TASK DESCRIPTION: Your copy should be exact, beginning at the line containing "What matplotlib code" and ending at the line containing "plt.rcParams['mathtext.fontset'] = 'dejavuserif'", with both lines kept and every picture dropped.

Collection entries

++++

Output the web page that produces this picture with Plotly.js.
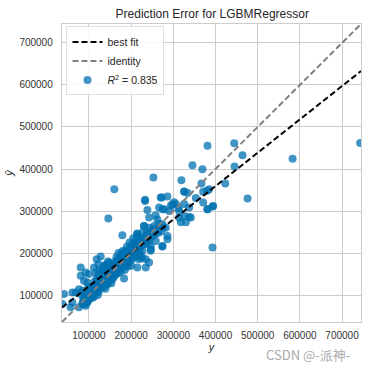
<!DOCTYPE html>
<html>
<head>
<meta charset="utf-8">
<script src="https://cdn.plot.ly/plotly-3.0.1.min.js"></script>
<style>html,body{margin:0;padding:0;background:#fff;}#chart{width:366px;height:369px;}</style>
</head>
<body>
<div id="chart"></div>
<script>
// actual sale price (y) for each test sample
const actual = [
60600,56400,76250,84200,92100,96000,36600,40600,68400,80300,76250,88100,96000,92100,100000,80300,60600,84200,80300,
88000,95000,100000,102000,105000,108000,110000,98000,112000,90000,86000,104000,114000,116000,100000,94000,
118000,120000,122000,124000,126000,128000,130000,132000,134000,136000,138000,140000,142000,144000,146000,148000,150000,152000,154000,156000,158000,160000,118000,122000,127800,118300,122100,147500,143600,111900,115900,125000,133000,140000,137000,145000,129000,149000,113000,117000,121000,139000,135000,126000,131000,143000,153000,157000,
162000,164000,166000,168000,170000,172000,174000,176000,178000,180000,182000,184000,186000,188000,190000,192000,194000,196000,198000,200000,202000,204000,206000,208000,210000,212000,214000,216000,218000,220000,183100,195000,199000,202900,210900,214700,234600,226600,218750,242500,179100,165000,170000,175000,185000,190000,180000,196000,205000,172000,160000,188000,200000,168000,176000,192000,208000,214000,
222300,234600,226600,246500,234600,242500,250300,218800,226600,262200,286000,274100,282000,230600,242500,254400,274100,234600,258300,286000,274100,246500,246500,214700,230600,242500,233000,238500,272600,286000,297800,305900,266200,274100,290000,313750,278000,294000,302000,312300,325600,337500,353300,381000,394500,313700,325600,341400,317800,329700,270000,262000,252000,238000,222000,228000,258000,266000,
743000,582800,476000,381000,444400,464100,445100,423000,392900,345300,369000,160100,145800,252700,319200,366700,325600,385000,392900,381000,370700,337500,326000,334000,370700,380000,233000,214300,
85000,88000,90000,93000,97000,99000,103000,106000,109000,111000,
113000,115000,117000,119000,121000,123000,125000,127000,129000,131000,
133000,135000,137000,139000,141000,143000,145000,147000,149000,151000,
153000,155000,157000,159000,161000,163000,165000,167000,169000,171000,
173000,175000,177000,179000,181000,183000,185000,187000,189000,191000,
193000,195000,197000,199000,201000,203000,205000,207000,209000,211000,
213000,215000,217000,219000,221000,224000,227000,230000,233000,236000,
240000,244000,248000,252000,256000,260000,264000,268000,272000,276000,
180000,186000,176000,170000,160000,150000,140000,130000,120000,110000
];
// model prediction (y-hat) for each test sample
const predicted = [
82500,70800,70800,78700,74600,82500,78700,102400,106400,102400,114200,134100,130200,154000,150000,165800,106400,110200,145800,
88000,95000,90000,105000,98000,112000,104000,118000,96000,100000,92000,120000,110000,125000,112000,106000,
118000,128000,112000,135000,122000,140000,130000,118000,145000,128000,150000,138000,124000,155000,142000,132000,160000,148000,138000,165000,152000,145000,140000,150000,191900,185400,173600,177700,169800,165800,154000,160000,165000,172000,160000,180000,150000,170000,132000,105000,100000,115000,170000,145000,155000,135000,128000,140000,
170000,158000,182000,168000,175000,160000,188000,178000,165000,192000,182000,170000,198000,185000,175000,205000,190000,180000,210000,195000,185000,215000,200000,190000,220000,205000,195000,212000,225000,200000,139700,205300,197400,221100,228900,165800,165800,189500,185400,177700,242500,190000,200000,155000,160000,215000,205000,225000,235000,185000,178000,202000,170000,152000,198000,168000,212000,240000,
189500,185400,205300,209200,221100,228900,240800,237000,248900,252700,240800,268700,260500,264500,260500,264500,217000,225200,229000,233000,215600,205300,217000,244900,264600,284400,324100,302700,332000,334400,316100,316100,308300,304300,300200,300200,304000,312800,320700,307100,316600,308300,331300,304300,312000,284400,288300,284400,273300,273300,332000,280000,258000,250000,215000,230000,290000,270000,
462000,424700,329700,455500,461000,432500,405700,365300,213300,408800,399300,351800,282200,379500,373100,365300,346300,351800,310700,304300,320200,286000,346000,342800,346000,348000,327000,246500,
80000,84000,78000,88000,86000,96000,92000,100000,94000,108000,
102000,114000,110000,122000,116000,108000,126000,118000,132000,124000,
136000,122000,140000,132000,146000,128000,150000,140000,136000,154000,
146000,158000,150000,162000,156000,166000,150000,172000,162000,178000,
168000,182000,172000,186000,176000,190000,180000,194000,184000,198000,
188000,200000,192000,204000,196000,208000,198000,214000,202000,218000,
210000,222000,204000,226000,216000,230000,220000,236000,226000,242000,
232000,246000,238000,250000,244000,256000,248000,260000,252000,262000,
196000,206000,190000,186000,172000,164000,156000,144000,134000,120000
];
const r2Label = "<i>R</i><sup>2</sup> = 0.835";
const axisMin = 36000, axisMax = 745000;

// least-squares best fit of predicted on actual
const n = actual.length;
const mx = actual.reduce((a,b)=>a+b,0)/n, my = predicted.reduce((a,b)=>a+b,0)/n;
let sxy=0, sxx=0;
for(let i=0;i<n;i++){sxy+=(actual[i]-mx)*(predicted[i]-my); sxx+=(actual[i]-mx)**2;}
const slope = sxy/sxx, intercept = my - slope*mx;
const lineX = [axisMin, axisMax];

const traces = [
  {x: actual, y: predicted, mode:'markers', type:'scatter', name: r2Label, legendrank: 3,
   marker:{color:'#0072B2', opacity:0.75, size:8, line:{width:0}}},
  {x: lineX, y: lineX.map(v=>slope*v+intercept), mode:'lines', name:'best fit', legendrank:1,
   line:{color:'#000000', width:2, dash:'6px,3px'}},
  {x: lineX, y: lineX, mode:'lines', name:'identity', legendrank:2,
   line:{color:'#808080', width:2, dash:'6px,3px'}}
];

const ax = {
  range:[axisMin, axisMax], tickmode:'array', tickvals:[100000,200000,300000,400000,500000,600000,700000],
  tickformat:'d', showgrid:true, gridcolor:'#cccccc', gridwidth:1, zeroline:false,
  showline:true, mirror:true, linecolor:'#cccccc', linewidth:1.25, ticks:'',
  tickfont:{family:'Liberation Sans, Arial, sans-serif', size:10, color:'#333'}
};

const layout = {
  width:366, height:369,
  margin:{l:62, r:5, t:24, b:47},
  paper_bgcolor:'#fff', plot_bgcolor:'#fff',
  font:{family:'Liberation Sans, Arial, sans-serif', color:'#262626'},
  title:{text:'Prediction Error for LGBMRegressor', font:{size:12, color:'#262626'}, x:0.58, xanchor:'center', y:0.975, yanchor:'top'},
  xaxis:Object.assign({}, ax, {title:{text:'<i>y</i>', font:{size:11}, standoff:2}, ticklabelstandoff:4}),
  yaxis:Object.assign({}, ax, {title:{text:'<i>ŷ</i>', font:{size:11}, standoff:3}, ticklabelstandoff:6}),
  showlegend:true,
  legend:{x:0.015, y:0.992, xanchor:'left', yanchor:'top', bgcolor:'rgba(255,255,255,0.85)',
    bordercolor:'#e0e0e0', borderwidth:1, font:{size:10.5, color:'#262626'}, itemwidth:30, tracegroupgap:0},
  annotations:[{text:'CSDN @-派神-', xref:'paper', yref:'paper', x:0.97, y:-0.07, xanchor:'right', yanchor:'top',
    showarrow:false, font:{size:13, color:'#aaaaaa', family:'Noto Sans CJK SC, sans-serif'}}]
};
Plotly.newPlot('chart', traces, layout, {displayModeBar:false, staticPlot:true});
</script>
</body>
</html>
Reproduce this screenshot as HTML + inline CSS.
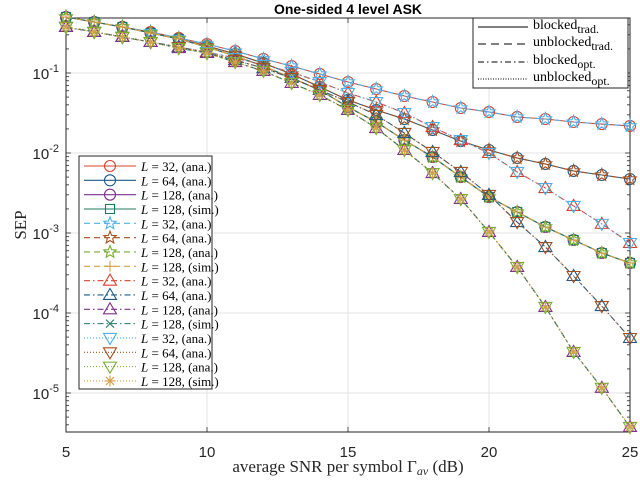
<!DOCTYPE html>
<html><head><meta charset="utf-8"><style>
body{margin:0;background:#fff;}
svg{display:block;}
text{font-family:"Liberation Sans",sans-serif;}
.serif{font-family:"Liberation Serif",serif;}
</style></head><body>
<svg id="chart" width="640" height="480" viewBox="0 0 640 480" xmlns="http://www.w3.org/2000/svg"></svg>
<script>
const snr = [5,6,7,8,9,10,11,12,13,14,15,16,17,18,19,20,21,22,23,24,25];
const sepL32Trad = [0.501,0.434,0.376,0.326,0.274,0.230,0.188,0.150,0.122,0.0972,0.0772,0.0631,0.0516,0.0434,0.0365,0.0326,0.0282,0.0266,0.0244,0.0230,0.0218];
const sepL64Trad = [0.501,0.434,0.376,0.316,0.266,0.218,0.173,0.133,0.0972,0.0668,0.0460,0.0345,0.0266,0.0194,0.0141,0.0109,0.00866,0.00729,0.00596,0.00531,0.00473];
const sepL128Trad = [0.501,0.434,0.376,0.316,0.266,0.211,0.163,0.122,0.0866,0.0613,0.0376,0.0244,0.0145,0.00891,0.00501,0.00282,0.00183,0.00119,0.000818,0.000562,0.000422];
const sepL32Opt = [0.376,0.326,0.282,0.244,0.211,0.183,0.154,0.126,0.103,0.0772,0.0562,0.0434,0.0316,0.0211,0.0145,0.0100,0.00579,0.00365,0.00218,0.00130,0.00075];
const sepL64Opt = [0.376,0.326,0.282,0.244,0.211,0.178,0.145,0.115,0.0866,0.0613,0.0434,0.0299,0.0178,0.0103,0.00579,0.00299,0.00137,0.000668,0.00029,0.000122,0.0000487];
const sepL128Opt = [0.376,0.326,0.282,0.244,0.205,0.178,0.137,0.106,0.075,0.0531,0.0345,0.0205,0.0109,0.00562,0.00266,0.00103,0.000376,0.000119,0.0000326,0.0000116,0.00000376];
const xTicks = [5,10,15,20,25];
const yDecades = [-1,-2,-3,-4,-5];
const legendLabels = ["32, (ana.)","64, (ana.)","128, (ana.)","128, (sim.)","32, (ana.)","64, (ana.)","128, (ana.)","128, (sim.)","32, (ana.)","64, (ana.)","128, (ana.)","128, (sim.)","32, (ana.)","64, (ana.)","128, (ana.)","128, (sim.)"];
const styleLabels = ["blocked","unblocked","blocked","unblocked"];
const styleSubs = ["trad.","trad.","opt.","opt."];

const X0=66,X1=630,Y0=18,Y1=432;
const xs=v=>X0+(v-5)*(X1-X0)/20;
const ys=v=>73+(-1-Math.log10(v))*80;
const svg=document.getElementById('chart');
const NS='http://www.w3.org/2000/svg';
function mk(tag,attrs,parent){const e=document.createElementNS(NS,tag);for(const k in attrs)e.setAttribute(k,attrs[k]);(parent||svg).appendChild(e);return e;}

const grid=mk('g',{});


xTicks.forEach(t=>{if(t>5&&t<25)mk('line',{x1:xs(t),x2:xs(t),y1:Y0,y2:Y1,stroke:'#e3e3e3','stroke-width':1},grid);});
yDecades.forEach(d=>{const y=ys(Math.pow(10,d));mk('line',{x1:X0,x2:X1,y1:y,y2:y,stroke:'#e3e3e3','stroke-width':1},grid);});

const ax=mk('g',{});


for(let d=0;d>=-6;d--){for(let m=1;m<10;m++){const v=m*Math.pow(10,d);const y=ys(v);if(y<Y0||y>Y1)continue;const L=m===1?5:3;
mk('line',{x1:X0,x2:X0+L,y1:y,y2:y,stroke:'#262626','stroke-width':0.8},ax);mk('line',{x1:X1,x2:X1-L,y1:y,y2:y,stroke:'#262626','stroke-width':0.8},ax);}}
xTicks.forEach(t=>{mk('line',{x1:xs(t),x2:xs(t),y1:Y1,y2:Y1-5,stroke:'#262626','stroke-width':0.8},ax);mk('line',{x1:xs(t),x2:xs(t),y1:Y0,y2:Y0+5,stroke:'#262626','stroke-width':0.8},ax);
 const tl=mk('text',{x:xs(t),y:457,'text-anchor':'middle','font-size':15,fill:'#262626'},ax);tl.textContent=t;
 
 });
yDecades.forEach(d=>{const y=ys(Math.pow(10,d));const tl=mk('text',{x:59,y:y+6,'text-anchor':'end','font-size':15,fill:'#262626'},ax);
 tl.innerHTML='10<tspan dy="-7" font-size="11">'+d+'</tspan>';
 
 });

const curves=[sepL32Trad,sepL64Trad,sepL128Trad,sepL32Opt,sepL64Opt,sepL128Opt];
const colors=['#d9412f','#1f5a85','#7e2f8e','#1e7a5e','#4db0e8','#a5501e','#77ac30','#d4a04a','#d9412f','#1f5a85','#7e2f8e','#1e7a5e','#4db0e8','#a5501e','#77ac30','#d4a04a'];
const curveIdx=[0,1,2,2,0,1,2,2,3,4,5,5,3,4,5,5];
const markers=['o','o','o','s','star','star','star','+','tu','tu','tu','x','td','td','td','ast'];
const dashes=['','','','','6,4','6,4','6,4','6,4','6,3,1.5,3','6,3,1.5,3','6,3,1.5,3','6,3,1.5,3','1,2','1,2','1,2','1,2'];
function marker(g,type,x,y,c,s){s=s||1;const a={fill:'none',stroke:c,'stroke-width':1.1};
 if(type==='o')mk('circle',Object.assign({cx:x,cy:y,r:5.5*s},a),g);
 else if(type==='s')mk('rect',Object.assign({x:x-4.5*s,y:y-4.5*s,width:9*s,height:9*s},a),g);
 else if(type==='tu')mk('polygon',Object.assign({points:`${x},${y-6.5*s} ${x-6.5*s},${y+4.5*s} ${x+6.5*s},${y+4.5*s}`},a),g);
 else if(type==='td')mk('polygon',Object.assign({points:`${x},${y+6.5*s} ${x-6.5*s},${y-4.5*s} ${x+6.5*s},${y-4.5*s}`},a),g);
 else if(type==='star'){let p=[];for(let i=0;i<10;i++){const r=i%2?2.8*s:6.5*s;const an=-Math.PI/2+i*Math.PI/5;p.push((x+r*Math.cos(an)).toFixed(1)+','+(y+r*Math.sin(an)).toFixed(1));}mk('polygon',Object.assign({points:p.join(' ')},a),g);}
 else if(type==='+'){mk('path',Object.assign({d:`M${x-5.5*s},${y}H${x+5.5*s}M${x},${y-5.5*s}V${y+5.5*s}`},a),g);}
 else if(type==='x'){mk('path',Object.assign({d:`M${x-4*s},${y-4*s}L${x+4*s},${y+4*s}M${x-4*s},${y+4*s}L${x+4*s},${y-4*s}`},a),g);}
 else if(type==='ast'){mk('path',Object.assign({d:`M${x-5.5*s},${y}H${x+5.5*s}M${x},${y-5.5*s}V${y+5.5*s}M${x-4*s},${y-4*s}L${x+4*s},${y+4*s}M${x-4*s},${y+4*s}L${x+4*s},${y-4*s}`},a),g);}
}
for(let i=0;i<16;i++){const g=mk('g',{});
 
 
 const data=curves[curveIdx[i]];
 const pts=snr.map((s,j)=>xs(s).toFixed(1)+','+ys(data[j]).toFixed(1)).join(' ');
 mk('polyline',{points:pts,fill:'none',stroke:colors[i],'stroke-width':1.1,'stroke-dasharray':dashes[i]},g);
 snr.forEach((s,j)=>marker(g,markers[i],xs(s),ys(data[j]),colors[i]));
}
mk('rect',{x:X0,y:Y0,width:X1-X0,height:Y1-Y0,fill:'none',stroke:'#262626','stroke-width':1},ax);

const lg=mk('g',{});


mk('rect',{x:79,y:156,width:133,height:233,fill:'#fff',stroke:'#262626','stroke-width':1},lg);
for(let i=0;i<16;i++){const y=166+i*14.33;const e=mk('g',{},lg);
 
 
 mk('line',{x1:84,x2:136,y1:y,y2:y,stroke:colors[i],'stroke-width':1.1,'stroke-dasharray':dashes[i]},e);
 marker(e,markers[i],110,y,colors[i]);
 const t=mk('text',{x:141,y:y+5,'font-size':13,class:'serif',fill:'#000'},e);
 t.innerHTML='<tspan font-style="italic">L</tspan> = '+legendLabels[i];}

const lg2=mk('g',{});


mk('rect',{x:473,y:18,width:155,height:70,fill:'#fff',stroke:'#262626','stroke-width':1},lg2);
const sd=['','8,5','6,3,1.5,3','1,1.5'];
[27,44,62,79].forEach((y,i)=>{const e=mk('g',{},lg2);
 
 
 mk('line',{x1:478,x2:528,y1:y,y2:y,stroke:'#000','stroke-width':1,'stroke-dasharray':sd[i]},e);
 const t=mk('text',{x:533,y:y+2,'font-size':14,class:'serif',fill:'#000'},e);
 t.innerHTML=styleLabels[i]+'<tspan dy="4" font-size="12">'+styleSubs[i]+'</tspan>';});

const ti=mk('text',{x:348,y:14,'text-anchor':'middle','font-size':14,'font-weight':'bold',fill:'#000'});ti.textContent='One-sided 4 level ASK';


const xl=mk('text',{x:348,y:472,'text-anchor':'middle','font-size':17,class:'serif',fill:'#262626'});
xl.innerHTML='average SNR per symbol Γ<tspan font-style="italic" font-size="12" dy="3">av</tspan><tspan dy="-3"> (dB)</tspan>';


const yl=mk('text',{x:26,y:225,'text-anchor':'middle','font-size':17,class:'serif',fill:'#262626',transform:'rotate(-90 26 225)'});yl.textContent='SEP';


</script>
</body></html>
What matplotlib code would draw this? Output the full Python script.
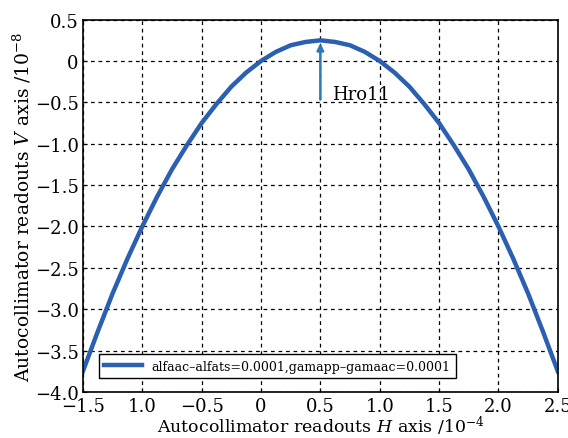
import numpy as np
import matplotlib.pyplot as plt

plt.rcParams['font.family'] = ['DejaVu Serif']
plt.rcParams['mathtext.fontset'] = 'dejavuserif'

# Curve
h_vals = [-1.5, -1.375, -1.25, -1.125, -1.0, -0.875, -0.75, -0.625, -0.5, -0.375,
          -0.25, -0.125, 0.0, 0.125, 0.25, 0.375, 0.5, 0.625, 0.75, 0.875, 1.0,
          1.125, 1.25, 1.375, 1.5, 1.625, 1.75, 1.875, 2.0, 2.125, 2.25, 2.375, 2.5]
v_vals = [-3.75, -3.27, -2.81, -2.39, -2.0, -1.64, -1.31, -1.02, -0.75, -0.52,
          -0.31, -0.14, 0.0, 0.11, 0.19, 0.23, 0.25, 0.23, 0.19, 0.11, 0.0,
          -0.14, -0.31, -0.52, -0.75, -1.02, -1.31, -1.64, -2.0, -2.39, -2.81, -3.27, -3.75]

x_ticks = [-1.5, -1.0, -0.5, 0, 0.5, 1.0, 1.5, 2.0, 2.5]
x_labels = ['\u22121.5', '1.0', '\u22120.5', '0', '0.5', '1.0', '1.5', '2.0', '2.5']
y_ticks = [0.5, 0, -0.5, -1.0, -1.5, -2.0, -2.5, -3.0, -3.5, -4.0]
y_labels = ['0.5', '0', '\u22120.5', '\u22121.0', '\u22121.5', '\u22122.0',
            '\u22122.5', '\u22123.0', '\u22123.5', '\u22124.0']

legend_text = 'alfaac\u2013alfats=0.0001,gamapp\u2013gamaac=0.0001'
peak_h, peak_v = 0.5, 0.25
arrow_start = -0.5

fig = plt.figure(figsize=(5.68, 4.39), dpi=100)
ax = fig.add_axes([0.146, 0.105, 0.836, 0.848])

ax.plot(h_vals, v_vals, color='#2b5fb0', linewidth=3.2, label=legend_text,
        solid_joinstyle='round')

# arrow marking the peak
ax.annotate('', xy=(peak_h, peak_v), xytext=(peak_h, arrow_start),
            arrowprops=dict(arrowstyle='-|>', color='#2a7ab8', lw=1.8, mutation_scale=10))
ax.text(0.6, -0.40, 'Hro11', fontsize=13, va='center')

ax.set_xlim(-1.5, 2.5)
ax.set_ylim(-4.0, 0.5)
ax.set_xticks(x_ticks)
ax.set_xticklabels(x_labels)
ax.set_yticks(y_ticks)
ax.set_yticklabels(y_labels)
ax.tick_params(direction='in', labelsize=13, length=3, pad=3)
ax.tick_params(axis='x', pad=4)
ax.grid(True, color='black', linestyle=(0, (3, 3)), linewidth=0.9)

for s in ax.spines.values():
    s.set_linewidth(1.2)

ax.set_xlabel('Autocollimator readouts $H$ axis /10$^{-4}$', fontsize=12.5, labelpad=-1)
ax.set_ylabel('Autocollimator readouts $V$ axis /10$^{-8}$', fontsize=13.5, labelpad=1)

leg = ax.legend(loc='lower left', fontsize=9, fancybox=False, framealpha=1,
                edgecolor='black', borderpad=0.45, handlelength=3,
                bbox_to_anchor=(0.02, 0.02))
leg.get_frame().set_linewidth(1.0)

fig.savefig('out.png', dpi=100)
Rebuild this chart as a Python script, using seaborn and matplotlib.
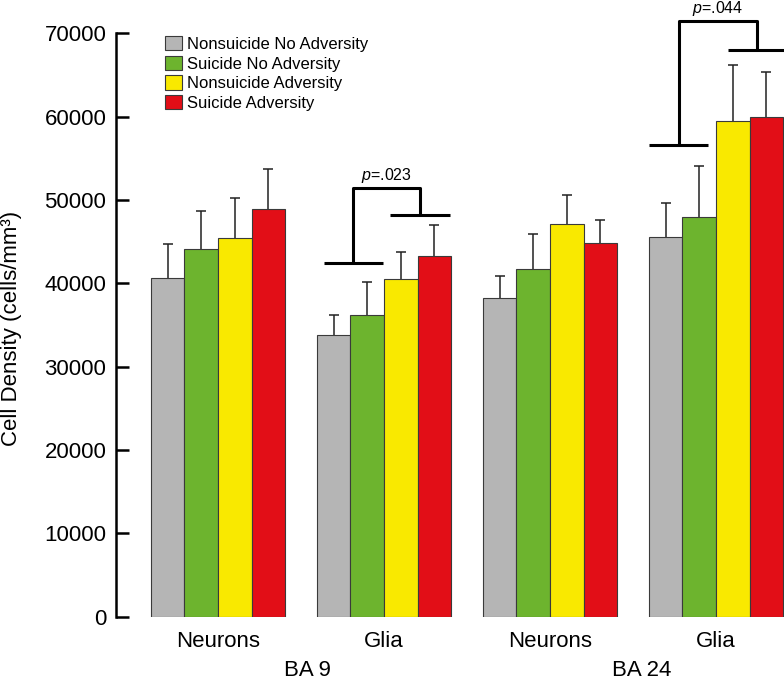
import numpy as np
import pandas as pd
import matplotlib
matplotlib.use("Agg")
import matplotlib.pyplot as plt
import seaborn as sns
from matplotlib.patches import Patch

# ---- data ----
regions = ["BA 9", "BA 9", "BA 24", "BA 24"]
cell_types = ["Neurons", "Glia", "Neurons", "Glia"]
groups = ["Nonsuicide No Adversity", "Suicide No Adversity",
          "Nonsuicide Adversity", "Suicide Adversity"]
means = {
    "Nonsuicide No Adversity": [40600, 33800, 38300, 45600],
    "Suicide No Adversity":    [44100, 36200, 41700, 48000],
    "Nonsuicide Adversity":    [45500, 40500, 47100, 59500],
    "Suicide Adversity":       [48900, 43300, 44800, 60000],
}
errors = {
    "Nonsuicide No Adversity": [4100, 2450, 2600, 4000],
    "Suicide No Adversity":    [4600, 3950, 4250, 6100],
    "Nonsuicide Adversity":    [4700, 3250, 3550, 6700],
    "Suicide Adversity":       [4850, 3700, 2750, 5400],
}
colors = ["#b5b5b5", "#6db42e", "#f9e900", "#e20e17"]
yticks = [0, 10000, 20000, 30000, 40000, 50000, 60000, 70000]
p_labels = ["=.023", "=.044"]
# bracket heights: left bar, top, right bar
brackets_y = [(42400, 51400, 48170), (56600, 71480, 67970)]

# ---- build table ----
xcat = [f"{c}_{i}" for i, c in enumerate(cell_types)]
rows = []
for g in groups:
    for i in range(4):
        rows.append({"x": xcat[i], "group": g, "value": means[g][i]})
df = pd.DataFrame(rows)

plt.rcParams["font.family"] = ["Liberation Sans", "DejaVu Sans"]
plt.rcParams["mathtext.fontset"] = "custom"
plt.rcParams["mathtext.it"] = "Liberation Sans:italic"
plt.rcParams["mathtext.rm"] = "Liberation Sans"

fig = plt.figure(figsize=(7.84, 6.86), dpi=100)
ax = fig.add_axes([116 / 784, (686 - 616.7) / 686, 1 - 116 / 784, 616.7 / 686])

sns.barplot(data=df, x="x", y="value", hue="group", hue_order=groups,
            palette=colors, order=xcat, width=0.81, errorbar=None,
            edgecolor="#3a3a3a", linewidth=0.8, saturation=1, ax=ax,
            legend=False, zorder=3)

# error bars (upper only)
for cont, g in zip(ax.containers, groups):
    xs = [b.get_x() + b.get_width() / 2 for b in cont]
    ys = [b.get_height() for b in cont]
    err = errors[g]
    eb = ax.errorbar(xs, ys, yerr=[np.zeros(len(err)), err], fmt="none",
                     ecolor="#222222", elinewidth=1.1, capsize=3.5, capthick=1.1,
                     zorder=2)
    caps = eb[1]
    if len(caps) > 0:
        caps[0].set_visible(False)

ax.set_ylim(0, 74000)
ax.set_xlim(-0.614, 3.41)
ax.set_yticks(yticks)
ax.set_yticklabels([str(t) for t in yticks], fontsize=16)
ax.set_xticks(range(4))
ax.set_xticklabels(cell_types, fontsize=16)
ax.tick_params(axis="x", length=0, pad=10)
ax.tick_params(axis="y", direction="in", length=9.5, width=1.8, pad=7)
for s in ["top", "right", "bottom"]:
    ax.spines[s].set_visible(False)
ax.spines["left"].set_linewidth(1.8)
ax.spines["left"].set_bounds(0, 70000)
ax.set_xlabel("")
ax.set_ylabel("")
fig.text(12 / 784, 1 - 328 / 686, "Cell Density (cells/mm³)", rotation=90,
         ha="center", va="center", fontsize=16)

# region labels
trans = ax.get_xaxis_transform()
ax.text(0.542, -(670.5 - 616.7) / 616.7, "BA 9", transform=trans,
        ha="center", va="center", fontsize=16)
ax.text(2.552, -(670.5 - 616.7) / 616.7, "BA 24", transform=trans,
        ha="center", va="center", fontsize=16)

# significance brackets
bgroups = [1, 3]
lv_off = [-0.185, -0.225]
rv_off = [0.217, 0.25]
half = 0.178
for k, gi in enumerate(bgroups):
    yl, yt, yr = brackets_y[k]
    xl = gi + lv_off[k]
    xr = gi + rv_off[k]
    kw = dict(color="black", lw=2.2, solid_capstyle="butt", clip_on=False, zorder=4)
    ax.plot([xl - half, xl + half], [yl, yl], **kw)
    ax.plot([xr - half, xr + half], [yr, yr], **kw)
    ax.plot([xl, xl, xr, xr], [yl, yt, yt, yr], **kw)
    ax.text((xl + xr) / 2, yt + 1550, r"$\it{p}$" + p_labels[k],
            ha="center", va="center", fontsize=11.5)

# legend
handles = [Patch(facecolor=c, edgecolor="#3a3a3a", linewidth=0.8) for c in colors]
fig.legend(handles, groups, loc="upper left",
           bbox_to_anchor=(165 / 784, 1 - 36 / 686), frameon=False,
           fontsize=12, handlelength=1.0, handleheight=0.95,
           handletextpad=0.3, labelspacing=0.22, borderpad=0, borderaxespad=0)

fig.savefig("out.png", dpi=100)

++++

TASK RESULT:
What matplotlib code would draw this? Output the full Python script.
import numpy as np
import matplotlib.pyplot as plt

plt.rcParams['font.family'] = ['DejaVu Serif']
plt.rcParams['mathtext.fontset'] = 'dejavuserif'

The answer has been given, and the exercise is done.